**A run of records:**

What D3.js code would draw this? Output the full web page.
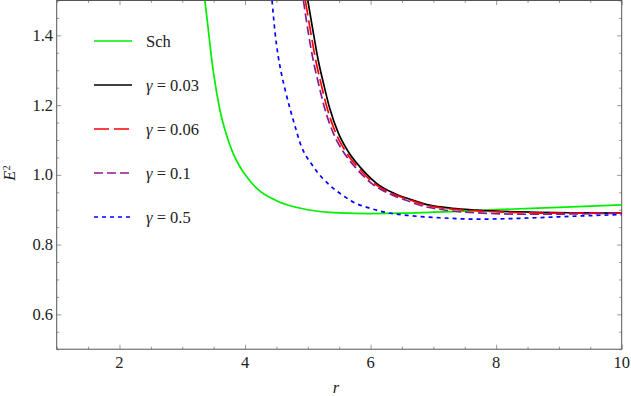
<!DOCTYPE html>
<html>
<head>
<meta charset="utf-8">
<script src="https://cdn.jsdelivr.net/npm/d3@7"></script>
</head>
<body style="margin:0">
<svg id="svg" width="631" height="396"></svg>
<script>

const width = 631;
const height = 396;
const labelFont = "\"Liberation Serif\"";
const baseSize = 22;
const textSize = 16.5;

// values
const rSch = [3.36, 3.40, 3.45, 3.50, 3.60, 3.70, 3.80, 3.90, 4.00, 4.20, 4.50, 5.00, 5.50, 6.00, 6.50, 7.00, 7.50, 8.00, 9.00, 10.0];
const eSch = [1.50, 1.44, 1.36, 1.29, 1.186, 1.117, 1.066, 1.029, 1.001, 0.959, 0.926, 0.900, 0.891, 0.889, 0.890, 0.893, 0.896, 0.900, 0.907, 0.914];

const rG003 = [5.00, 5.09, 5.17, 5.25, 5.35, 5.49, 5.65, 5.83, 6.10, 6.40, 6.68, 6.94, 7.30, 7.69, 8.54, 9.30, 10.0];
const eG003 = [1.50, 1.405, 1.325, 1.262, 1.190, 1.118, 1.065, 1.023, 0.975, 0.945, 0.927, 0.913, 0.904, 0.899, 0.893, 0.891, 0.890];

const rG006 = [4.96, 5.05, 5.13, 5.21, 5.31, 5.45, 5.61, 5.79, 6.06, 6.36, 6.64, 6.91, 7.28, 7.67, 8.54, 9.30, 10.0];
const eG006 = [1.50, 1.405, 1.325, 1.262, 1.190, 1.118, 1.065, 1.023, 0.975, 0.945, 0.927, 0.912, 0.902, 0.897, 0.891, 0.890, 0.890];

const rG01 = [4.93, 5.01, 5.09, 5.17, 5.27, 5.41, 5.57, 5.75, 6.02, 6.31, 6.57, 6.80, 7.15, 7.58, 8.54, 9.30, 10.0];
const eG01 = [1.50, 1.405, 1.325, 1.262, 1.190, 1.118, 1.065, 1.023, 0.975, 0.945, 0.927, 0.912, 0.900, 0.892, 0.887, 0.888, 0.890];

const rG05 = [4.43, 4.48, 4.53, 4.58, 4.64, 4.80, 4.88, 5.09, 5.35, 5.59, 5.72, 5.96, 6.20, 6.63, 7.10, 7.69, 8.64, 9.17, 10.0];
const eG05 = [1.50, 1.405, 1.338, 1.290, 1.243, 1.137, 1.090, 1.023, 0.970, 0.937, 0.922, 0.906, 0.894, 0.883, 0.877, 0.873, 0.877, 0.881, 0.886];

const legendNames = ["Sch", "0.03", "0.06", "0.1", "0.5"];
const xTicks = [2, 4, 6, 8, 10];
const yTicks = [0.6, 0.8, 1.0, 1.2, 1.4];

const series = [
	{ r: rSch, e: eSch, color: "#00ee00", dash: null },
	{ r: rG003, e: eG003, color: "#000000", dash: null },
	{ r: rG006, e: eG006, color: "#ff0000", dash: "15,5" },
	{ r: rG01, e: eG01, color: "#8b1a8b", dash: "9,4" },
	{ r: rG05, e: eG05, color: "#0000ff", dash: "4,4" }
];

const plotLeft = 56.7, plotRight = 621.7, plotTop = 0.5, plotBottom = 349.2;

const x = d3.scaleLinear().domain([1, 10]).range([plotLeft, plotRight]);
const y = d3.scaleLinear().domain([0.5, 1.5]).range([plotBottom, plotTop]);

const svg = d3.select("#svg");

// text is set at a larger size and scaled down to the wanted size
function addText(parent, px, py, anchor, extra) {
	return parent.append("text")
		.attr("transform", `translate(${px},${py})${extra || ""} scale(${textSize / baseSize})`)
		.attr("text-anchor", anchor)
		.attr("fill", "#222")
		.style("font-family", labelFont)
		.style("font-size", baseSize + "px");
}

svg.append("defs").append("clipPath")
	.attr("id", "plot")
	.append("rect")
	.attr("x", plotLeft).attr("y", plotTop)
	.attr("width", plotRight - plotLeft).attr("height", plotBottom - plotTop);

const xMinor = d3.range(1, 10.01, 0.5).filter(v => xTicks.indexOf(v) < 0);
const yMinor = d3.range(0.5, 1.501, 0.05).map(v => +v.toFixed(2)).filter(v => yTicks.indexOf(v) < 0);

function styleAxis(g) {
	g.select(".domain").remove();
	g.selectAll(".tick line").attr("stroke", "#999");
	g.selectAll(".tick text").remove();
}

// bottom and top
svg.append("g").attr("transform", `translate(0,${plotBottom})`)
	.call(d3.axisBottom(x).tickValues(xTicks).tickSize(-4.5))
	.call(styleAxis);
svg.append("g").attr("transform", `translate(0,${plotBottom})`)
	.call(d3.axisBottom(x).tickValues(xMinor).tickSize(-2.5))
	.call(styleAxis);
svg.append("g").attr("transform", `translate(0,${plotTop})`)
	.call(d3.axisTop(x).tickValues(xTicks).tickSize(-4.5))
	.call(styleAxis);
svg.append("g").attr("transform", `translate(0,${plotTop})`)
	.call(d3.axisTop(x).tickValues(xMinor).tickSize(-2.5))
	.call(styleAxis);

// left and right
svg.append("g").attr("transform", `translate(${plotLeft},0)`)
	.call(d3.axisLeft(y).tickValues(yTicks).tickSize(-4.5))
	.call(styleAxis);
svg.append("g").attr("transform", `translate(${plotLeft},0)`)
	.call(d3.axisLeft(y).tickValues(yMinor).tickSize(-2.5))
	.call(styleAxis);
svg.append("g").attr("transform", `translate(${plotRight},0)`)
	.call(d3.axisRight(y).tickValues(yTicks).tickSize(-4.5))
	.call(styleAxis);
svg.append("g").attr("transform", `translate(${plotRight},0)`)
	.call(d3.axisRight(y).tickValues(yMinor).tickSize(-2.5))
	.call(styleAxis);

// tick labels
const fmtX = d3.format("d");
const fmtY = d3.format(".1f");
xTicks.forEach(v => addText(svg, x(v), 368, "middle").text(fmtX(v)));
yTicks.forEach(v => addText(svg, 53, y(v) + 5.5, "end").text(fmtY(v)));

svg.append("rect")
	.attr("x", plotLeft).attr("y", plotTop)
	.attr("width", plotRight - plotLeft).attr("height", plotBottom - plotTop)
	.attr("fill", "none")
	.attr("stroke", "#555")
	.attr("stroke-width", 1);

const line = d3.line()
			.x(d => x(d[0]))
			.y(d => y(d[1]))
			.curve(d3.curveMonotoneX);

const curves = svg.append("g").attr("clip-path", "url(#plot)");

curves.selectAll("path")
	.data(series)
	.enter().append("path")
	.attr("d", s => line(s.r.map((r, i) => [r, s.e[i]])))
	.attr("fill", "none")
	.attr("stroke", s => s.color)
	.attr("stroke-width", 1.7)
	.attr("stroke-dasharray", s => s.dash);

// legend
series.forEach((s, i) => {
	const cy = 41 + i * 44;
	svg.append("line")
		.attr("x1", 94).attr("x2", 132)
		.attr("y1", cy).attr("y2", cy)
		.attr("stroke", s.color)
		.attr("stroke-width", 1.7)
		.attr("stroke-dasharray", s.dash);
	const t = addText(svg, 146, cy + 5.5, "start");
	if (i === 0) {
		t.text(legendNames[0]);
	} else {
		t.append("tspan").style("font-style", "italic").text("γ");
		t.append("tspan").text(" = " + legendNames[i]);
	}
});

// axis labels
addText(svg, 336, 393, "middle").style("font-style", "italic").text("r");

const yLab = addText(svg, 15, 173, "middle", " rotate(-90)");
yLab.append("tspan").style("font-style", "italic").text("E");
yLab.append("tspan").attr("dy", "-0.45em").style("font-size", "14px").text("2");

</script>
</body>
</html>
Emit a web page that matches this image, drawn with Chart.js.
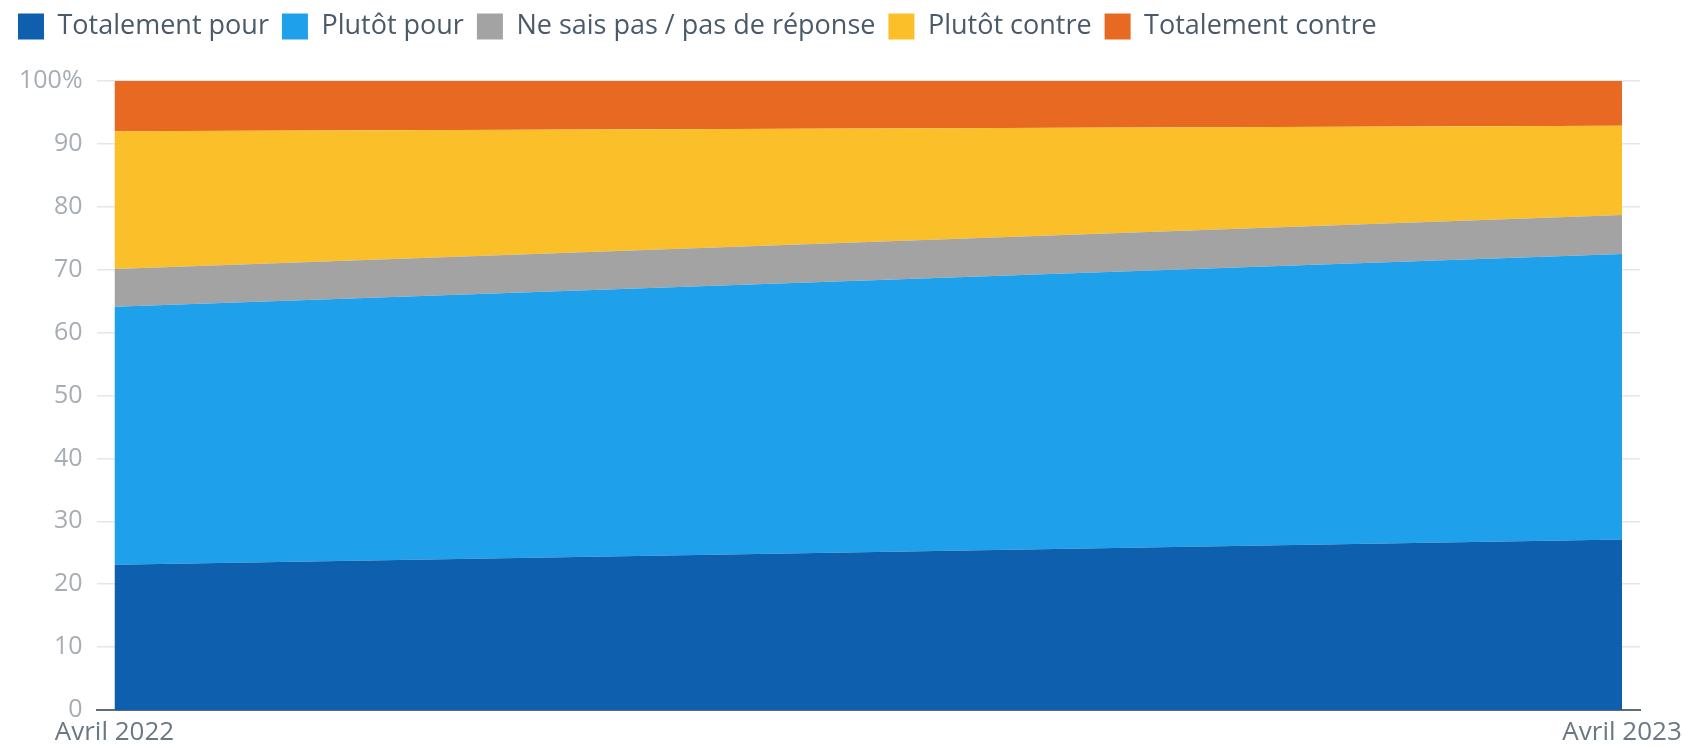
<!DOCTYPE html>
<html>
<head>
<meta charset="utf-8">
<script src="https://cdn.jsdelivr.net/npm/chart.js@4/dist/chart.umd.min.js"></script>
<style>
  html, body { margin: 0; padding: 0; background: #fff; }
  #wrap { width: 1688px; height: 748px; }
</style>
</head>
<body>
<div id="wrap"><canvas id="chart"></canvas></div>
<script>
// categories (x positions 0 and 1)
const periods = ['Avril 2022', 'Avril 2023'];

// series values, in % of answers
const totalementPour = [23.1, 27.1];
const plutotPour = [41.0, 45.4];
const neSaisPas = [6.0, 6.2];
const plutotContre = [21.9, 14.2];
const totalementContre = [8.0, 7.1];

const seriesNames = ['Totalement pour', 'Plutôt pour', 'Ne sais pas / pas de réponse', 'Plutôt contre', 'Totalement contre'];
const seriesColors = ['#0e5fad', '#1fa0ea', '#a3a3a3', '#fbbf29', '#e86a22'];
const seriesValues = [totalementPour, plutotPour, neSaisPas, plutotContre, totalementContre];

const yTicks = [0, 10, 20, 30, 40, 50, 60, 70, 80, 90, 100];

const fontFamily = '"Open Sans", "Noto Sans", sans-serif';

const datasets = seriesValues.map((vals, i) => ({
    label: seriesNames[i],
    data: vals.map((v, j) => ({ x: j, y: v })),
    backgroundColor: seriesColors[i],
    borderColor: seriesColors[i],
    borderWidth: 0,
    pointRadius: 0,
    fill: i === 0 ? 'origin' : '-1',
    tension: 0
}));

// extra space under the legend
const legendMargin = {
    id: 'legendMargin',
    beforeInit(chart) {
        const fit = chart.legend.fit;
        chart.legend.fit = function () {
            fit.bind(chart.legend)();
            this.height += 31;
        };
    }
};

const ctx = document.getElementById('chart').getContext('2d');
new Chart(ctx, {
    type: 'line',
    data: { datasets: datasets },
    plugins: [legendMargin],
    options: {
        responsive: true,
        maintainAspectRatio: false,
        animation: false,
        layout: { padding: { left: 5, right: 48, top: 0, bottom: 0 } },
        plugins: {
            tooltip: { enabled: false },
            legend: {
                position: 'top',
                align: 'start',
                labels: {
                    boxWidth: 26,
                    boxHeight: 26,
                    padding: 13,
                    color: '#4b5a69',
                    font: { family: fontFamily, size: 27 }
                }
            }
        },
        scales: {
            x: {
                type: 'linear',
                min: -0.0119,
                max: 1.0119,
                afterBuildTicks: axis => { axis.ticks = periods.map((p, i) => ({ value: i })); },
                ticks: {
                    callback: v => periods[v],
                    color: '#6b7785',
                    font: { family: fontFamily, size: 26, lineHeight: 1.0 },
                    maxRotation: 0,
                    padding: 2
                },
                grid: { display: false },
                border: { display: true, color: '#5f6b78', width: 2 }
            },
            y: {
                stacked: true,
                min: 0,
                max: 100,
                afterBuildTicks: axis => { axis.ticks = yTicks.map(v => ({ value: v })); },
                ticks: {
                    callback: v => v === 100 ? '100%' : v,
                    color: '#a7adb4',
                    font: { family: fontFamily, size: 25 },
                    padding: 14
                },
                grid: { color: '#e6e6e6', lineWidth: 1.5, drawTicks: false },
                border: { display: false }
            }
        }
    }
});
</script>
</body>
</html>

**Instructions for the task:** Give again, word for word, every line from the top of the data through the line with "const yTicks = [0.6, 0.8, 1.0, 1.2, 1.4];", both ends included, and exclude the pictures.

**The result:**
What D3.js code would draw this? Output the full web page.
<!DOCTYPE html>
<html>
<head>
<meta charset="utf-8">
<script src="https://cdn.jsdelivr.net/npm/d3@7"></script>
</head>
<body style="margin:0">
<svg id="svg" width="631" height="396"></svg>
<script>

const width = 631;
const height = 396;
const labelFont = "\"Liberation Serif\"";
const baseSize = 22;
const textSize = 16.5;

// values
const rSch = [3.36, 3.40, 3.45, 3.50, 3.60, 3.70, 3.80, 3.90, 4.00, 4.20, 4.50, 5.00, 5.50, 6.00, 6.50, 7.00, 7.50, 8.00, 9.00, 10.0];
const eSch = [1.50, 1.44, 1.36, 1.29, 1.186, 1.117, 1.066, 1.029, 1.001, 0.959, 0.926, 0.900, 0.891, 0.889, 0.890, 0.893, 0.896, 0.900, 0.907, 0.914];

const rG003 = [5.00, 5.09, 5.17, 5.25, 5.35, 5.49, 5.65, 5.83, 6.10, 6.40, 6.68, 6.94, 7.30, 7.69, 8.54, 9.30, 10.0];
const eG003 = [1.50, 1.405, 1.325, 1.262, 1.190, 1.118, 1.065, 1.023, 0.975, 0.945, 0.927, 0.913, 0.904, 0.899, 0.893, 0.891, 0.890];

const rG006 = [4.96, 5.05, 5.13, 5.21, 5.31, 5.45, 5.61, 5.79, 6.06, 6.36, 6.64, 6.91, 7.28, 7.67, 8.54, 9.30, 10.0];
const eG006 = [1.50, 1.405, 1.325, 1.262, 1.190, 1.118, 1.065, 1.023, 0.975, 0.945, 0.927, 0.912, 0.902, 0.897, 0.891, 0.890, 0.890];

const rG01 = [4.93, 5.01, 5.09, 5.17, 5.27, 5.41, 5.57, 5.75, 6.02, 6.31, 6.57, 6.80, 7.15, 7.58, 8.54, 9.30, 10.0];
const eG01 = [1.50, 1.405, 1.325, 1.262, 1.190, 1.118, 1.065, 1.023, 0.975, 0.945, 0.927, 0.912, 0.900, 0.892, 0.887, 0.888, 0.890];

const rG05 = [4.43, 4.48, 4.53, 4.58, 4.64, 4.80, 4.88, 5.09, 5.35, 5.59, 5.72, 5.96, 6.20, 6.63, 7.10, 7.69, 8.64, 9.17, 10.0];
const eG05 = [1.50, 1.405, 1.338, 1.290, 1.243, 1.137, 1.090, 1.023, 0.970, 0.937, 0.922, 0.906, 0.894, 0.883, 0.877, 0.873, 0.877, 0.881, 0.886];

const legendNames = ["Sch", "0.03", "0.06", "0.1", "0.5"];
const xTicks = [2, 4, 6, 8, 10];
const yTicks = [0.6, 0.8, 1.0, 1.2, 1.4];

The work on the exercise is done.